■ **EXERCISE AIM**:
Only the lines from the top of the listing below to the line that has "110,287.5 133,283 150,278.3" should be echoed, with both ends kept and pictures left out.
— Start of GIVEN MATERIAL —
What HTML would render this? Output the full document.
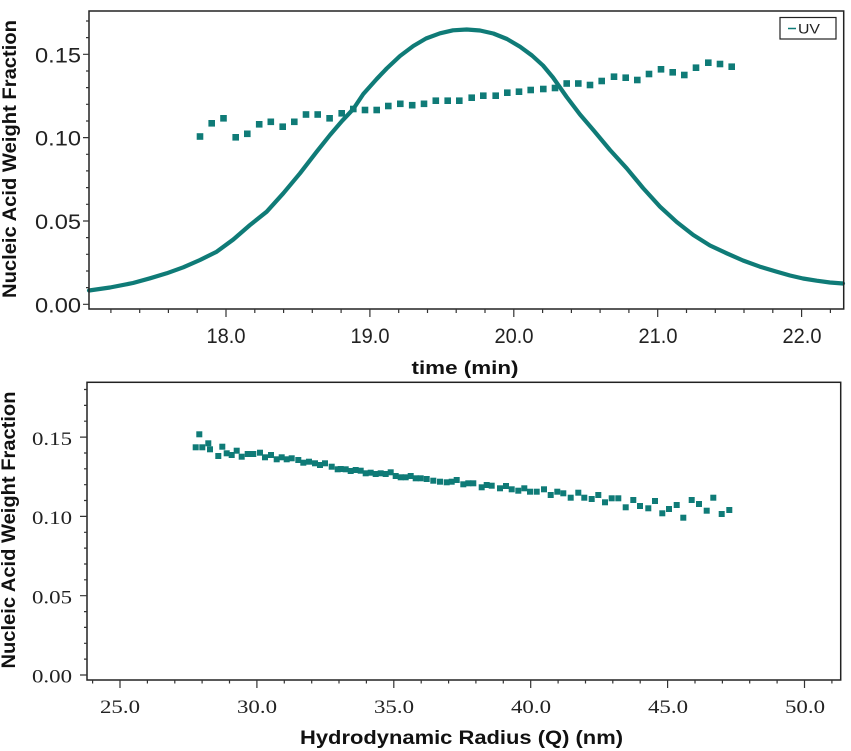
<!DOCTYPE html>
<html><head><meta charset="utf-8"><style>
html,body{margin:0;padding:0;background:#fff;}
svg{display:block;}
.ax{font-family:"Liberation Sans",sans-serif;font-size:21px;fill:#222;}
.axs{font-family:"Liberation Serif",serif;font-size:19px;fill:#222;}
.tt{font-family:"Liberation Sans",sans-serif;font-weight:bold;fill:#111;}
</style></head><body>
<svg width="851" height="751" viewBox="0 0 851 751" xmlns="http://www.w3.org/2000/svg">
<rect width="851" height="751" fill="#fff"/>

<polyline fill="none" stroke="#0f7b77" stroke-width="4.2" stroke-linejoin="round" stroke-linecap="round" points="89,290.5 110,287.5 133,283 150,278.3 166.7,273.3 183.3,267.3 200,260 216.7,251.7 233.3,239.5 250,225 266.7,211.7 283.3,193.3 300,173.3 316.7,151.7 330,135 342,121 353.3,109 363.3,94 376.7,79 386.7,68.5 400,56 413.3,46 426,38.5 440,33.3 453,30.3 466.7,29.5 480,30.5 493.3,33.5 507,39 520,46.7 532,55.5 543,65.5 553,77.5 566.7,97 580,114.5 593.3,130 610,150 626.7,168.3 643,188 660,206.7 676.7,222 693.3,235 710,245.5 726.7,253.3 743,260.5 760,266.7 776,271.5 790,275.5 803,278.5 816.7,280.7 830,282.5 843,283.5"/>

<g fill="#0f7b77">
<rect x="196.7" y="133.2" width="6.6" height="6.6"/>
<rect x="208.4" y="120" width="6.6" height="6.6"/>
<rect x="220.2" y="115" width="6.6" height="6.6"/>
<rect x="232.4" y="134" width="6.6" height="6.6"/>
<rect x="244" y="130.5" width="6.6" height="6.6"/>
<rect x="255.9" y="121" width="6.6" height="6.6"/>
<rect x="267.5" y="118.5" width="6.6" height="6.6"/>
<rect x="279.4" y="123.4" width="6.6" height="6.6"/>
<rect x="291" y="118.5" width="6.6" height="6.6"/>
<rect x="302.7" y="111.2" width="6.6" height="6.6"/>
<rect x="314.4" y="111.2" width="6.6" height="6.6"/>
<rect x="326.3" y="115" width="6.6" height="6.6"/>
<rect x="338.4" y="110" width="6.6" height="6.6"/>
<rect x="350" y="105.7" width="6.6" height="6.6"/>
<rect x="361.7" y="106.7" width="6.6" height="6.6"/>
<rect x="373.4" y="106.7" width="6.6" height="6.6"/>
<rect x="385" y="102.7" width="6.6" height="6.6"/>
<rect x="397" y="100.5" width="6.6" height="6.6"/>
<rect x="408.9" y="101.9" width="6.6" height="6.6"/>
<rect x="420.7" y="100.5" width="6.6" height="6.6"/>
<rect x="432.5" y="97.4" width="6.6" height="6.6"/>
<rect x="444.4" y="97.4" width="6.6" height="6.6"/>
<rect x="456" y="97.4" width="6.6" height="6.6"/>
<rect x="468.4" y="94.4" width="6.6" height="6.6"/>
<rect x="480" y="92.4" width="6.6" height="6.6"/>
<rect x="492.4" y="92.4" width="6.6" height="6.6"/>
<rect x="504" y="89.4" width="6.6" height="6.6"/>
<rect x="515.7" y="88.4" width="6.6" height="6.6"/>
<rect x="527.4" y="86.7" width="6.6" height="6.6"/>
<rect x="540" y="85.7" width="6.6" height="6.6"/>
<rect x="551.7" y="84.7" width="6.6" height="6.6"/>
<rect x="563.4" y="80.2" width="6.6" height="6.6"/>
<rect x="575" y="80.2" width="6.6" height="6.6"/>
<rect x="586.7" y="81.7" width="6.6" height="6.6"/>
<rect x="598.4" y="77.7" width="6.6" height="6.6"/>
<rect x="610.7" y="73.4" width="6.6" height="6.6"/>
<rect x="622.4" y="74.4" width="6.6" height="6.6"/>
<rect x="634" y="76.7" width="6.6" height="6.6"/>
<rect x="645.7" y="70.7" width="6.6" height="6.6"/>
<rect x="657.7" y="66" width="6.6" height="6.6"/>
<rect x="669.4" y="69" width="6.6" height="6.6"/>
<rect x="681" y="71.7" width="6.6" height="6.6"/>
<rect x="692.7" y="64.4" width="6.6" height="6.6"/>
<rect x="705" y="59.4" width="6.6" height="6.6"/>
<rect x="716.7" y="60.7" width="6.6" height="6.6"/>
<rect x="728.4" y="63.4" width="6.6" height="6.6"/>
</g>

<rect x="89" y="11" width="754.7" height="298" fill="none" stroke="#222" stroke-width="1.5"/>

<path stroke="#333" stroke-width="1.2" fill="none" d="M83,304.3H89 M83,221H89 M83,137.6H89 M83,54.3H89 M86,287.6H89 M86,271H89 M86,254.3H89 M86,237.6H89 M86,204.3H89 M86,187.6H89 M86,170.9H89 M86,154.3H89 M86,121H89 M86,104.3H89 M86,87.6H89 M86,71H89 M86,37.6H89 M86,21H89 M226,309V317 M369.9,309V317 M513.8,309V317 M657.7,309V317 M801.6,309V317 M110.9,309V313 M139.7,309V313 M168.4,309V313 M197.2,309V313 M254.8,309V313 M283.6,309V313 M312.3,309V313 M341.1,309V313 M398.7,309V313 M427.5,309V313 M456.2,309V313 M485,309V313 M542.6,309V313 M571.4,309V313 M600.1,309V313 M628.9,309V313 M686.5,309V313 M715.3,309V313 M744,309V313 M772.8,309V313 M830.4,309V313"/>

<g class="ax" text-anchor="end">
<text x="81" y="312.3" textLength="46" lengthAdjust="spacingAndGlyphs">0.00</text>
<text x="81" y="229" textLength="46" lengthAdjust="spacingAndGlyphs">0.05</text>
<text x="81" y="145.6" textLength="46" lengthAdjust="spacingAndGlyphs">0.10</text>
<text x="81" y="62.3" textLength="46" lengthAdjust="spacingAndGlyphs">0.15</text>
</g>
<g class="ax" text-anchor="middle">
<text x="226" y="343" textLength="39" lengthAdjust="spacingAndGlyphs">18.0</text>
<text x="370" y="343" textLength="39" lengthAdjust="spacingAndGlyphs">19.0</text>
<text x="514" y="343" textLength="39" lengthAdjust="spacingAndGlyphs">20.0</text>
<text x="658" y="343" textLength="39" lengthAdjust="spacingAndGlyphs">21.0</text>
<text x="802" y="343" textLength="39" lengthAdjust="spacingAndGlyphs">22.0</text>
</g>
<text class="tt" font-size="18" x="465" y="374" text-anchor="middle" textLength="107" lengthAdjust="spacingAndGlyphs">time (min)</text>
<text class="tt" font-size="19" transform="translate(16,159) rotate(-90)" text-anchor="middle" textLength="278" lengthAdjust="spacingAndGlyphs">Nucleic Acid Weight Fraction</text>

<rect x="780" y="17.5" width="56" height="21.5" fill="#fff" stroke="#222" stroke-width="1.2"/>
<line x1="788" y1="28.5" x2="796" y2="28.5" stroke="#0f7b77" stroke-width="1.5"/>
<text x="798" y="33.5" font-family="Liberation Sans, sans-serif" font-size="14" fill="#222" textLength="22" lengthAdjust="spacingAndGlyphs">UV</text>

<g fill="#0f7b77">
<rect x="196.3" y="431.3" width="6" height="6"/>
<rect x="192.7" y="444.3" width="6" height="6"/>
<rect x="199.3" y="444.3" width="6" height="6"/>
<rect x="205.3" y="440.3" width="6" height="6"/>
<rect x="207" y="446.3" width="6" height="6"/>
<rect x="215.3" y="453" width="6" height="6"/>
<rect x="219.3" y="443.7" width="6" height="6"/>
<rect x="223.7" y="450.3" width="6" height="6"/>
<rect x="228.7" y="452" width="6" height="6"/>
<rect x="233.7" y="447.7" width="6" height="6"/>
<rect x="238.7" y="453.7" width="6" height="6"/>
<rect x="244.7" y="451" width="6" height="6"/>
<rect x="250.3" y="451" width="6" height="6"/>
<rect x="257" y="449.7" width="6" height="6"/>
<rect x="262" y="454.3" width="6" height="6"/>
<rect x="268" y="452" width="6" height="6"/>
<rect x="273.7" y="456.3" width="6" height="6"/>
<rect x="278.7" y="454.3" width="6" height="6"/>
<rect x="283.7" y="456.3" width="6" height="6"/>
<rect x="288.7" y="455.3" width="6" height="6"/>
<rect x="295.3" y="457" width="6" height="6"/>
<rect x="300.3" y="459.7" width="6" height="6"/>
<rect x="306" y="458.7" width="6" height="6"/>
<rect x="312" y="460.3" width="6" height="6"/>
<rect x="317" y="462" width="6" height="6"/>
<rect x="322" y="460.3" width="6" height="6"/>
<rect x="328.7" y="463.7" width="6" height="6"/>
<rect x="334.7" y="466.3" width="6" height="6"/>
<rect x="337.7" y="466" width="6" height="6"/>
<rect x="342.7" y="466.3" width="6" height="6"/>
<rect x="347.7" y="468" width="6" height="6"/>
<rect x="352.7" y="467" width="6" height="6"/>
<rect x="357.7" y="467.7" width="6" height="6"/>
<rect x="362.7" y="470.3" width="6" height="6"/>
<rect x="367.7" y="469.7" width="6" height="6"/>
<rect x="372.7" y="471" width="6" height="6"/>
<rect x="377.7" y="470.3" width="6" height="6"/>
<rect x="382.7" y="471" width="6" height="6"/>
<rect x="387.7" y="469.3" width="6" height="6"/>
<rect x="392.7" y="473" width="6" height="6"/>
<rect x="397.7" y="474.3" width="6" height="6"/>
<rect x="402.7" y="474.3" width="6" height="6"/>
<rect x="407.7" y="473" width="6" height="6"/>
<rect x="412.7" y="475.3" width="6" height="6"/>
<rect x="417.7" y="475.3" width="6" height="6"/>
<rect x="423.7" y="476" width="6" height="6"/>
<rect x="430.3" y="477.7" width="6" height="6"/>
<rect x="437" y="478.7" width="6" height="6"/>
<rect x="443.7" y="479.3" width="6" height="6"/>
<rect x="448.7" y="478.7" width="6" height="6"/>
<rect x="453.7" y="477" width="6" height="6"/>
<rect x="460.3" y="481.3" width="6" height="6"/>
<rect x="465.3" y="480.3" width="6" height="6"/>
<rect x="470.3" y="480.3" width="6" height="6"/>
<rect x="478.7" y="484.3" width="6" height="6"/>
<rect x="483.7" y="482" width="6" height="6"/>
<rect x="488.7" y="482.7" width="6" height="6"/>
<rect x="497" y="485.3" width="6" height="6"/>
<rect x="503" y="483" width="6" height="6"/>
<rect x="508.7" y="486.3" width="6" height="6"/>
<rect x="515.3" y="487.7" width="6" height="6"/>
<rect x="521.3" y="485.3" width="6" height="6"/>
<rect x="527" y="488.7" width="6" height="6"/>
<rect x="533.7" y="488.7" width="6" height="6"/>
<rect x="541" y="486.3" width="6" height="6"/>
<rect x="547.7" y="492" width="6" height="6"/>
<rect x="554.3" y="488.7" width="6" height="6"/>
<rect x="560.3" y="490.3" width="6" height="6"/>
<rect x="567.7" y="494.7" width="6" height="6"/>
<rect x="575.3" y="489.7" width="6" height="6"/>
<rect x="581.3" y="494.7" width="6" height="6"/>
<rect x="588.7" y="496" width="6" height="6"/>
<rect x="595.3" y="492" width="6" height="6"/>
<rect x="602" y="499.3" width="6" height="6"/>
<rect x="608.7" y="495.3" width="6" height="6"/>
<rect x="615.3" y="495.3" width="6" height="6"/>
<rect x="622.7" y="504.3" width="6" height="6"/>
<rect x="630.3" y="497" width="6" height="6"/>
<rect x="637" y="503" width="6" height="6"/>
<rect x="645.3" y="505.3" width="6" height="6"/>
<rect x="652" y="498" width="6" height="6"/>
<rect x="659.3" y="510.3" width="6" height="6"/>
<rect x="666" y="506" width="6" height="6"/>
<rect x="673.7" y="502" width="6" height="6"/>
<rect x="680.3" y="514.7" width="6" height="6"/>
<rect x="688.7" y="497" width="6" height="6"/>
<rect x="696" y="501" width="6" height="6"/>
<rect x="703.7" y="507.7" width="6" height="6"/>
<rect x="710.3" y="494.7" width="6" height="6"/>
<rect x="718.7" y="511" width="6" height="6"/>
<rect x="726.3" y="507" width="6" height="6"/>
</g>

<rect x="87" y="382.3" width="753.7" height="297.7" fill="none" stroke="#222" stroke-width="1.5"/>

<path stroke="#333" stroke-width="1.2" fill="none" d="M80,675H87 M80,595.7H87 M80,516.4H87 M80,437.1H87 M84,659.1H87 M84,643.3H87 M84,627.4H87 M84,611.6H87 M84,579.8H87 M84,564H87 M84,548.1H87 M84,532.3H87 M84,500.5H87 M84,484.7H87 M84,468.8H87 M84,453H87 M84,421.2H87 M84,405.4H87 M84,389.5H87 M120,680V688 M256.9,680V688 M393.8,680V688 M530.7,680V688 M667.6,680V688 M804.5,680V688 M92.6,680V683.5 M147.4,680V683.5 M174.8,680V683.5 M202.1,680V683.5 M229.5,680V683.5 M284.3,680V683.5 M311.7,680V683.5 M339,680V683.5 M366.4,680V683.5 M421.2,680V683.5 M448.6,680V683.5 M475.9,680V683.5 M503.3,680V683.5 M558.1,680V683.5 M585.5,680V683.5 M612.8,680V683.5 M640.2,680V683.5 M695,680V683.5 M722.4,680V683.5 M749.7,680V683.5 M777.1,680V683.5 M831.9,680V683.5"/>

<g class="axs" text-anchor="end">
<text x="72" y="682.7" textLength="40" lengthAdjust="spacingAndGlyphs">0.00</text>
<text x="72" y="603.4" textLength="40" lengthAdjust="spacingAndGlyphs">0.05</text>
<text x="72" y="524.1" textLength="40" lengthAdjust="spacingAndGlyphs">0.10</text>
<text x="72" y="444.8" textLength="40" lengthAdjust="spacingAndGlyphs">0.15</text>
</g>
<g class="axs" text-anchor="middle">
<text x="120" y="713" textLength="40" lengthAdjust="spacingAndGlyphs">25.0</text>
<text x="257" y="713" textLength="40" lengthAdjust="spacingAndGlyphs">30.0</text>
<text x="394" y="713" textLength="40" lengthAdjust="spacingAndGlyphs">35.0</text>
<text x="531" y="713" textLength="40" lengthAdjust="spacingAndGlyphs">40.0</text>
<text x="668" y="713" textLength="40" lengthAdjust="spacingAndGlyphs">45.0</text>
<text x="805" y="713" textLength="40" lengthAdjust="spacingAndGlyphs">50.0</text>
</g>
<text class="tt" font-size="19" x="461.5" y="744" text-anchor="middle" textLength="323" lengthAdjust="spacingAndGlyphs">Hydrodynamic Radius (Q) (nm)</text>
<text class="tt" font-size="19" transform="translate(15,530) rotate(-90)" text-anchor="middle" textLength="277" lengthAdjust="spacingAndGlyphs">Nucleic Acid Weight Fraction</text>
</svg>
</body></html>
— End of GIVEN MATERIAL —
■ **EXERCISE SOLUTION**:
What HTML would render this? Output the full document.
<!DOCTYPE html>
<html><head><meta charset="utf-8"><style>
html,body{margin:0;padding:0;background:#fff;}
svg{display:block;}
.ax{font-family:"Liberation Sans",sans-serif;font-size:21px;fill:#222;}
.axs{font-family:"Liberation Serif",serif;font-size:19px;fill:#222;}
.tt{font-family:"Liberation Sans",sans-serif;font-weight:bold;fill:#111;}
</style></head><body>
<svg width="851" height="751" viewBox="0 0 851 751" xmlns="http://www.w3.org/2000/svg">
<rect width="851" height="751" fill="#fff"/>

<polyline fill="none" stroke="#0f7b77" stroke-width="4.2" stroke-linejoin="round" stroke-linecap="round" points="89,290.5 110,287.5 133,283 150,278.3 166.7,273.3 183.3,267.3 200,260 216.7,251.7 233.3,239.5 250,225 266.7,211.7 283.3,193.3 300,173.3 316.7,151.7 330,135 342,121 353.3,109 363.3,94 376.7,79 386.7,68.5 400,56 413.3,46 426,38.5 440,33.3 453,30.3 466.7,29.5 480,30.5 493.3,33.5 507,39 520,46.7 532,55.5 543,65.5 553,77.5 566.7,97 580,114.5 593.3,130 610,150 626.7,168.3 643,188 660,206.7 676.7,222 693.3,235 710,245.5 726.7,253.3 743,260.5 760,266.7 776,271.5 790,275.5 803,278.5 816.7,280.7 830,282.5 843,283.5"/>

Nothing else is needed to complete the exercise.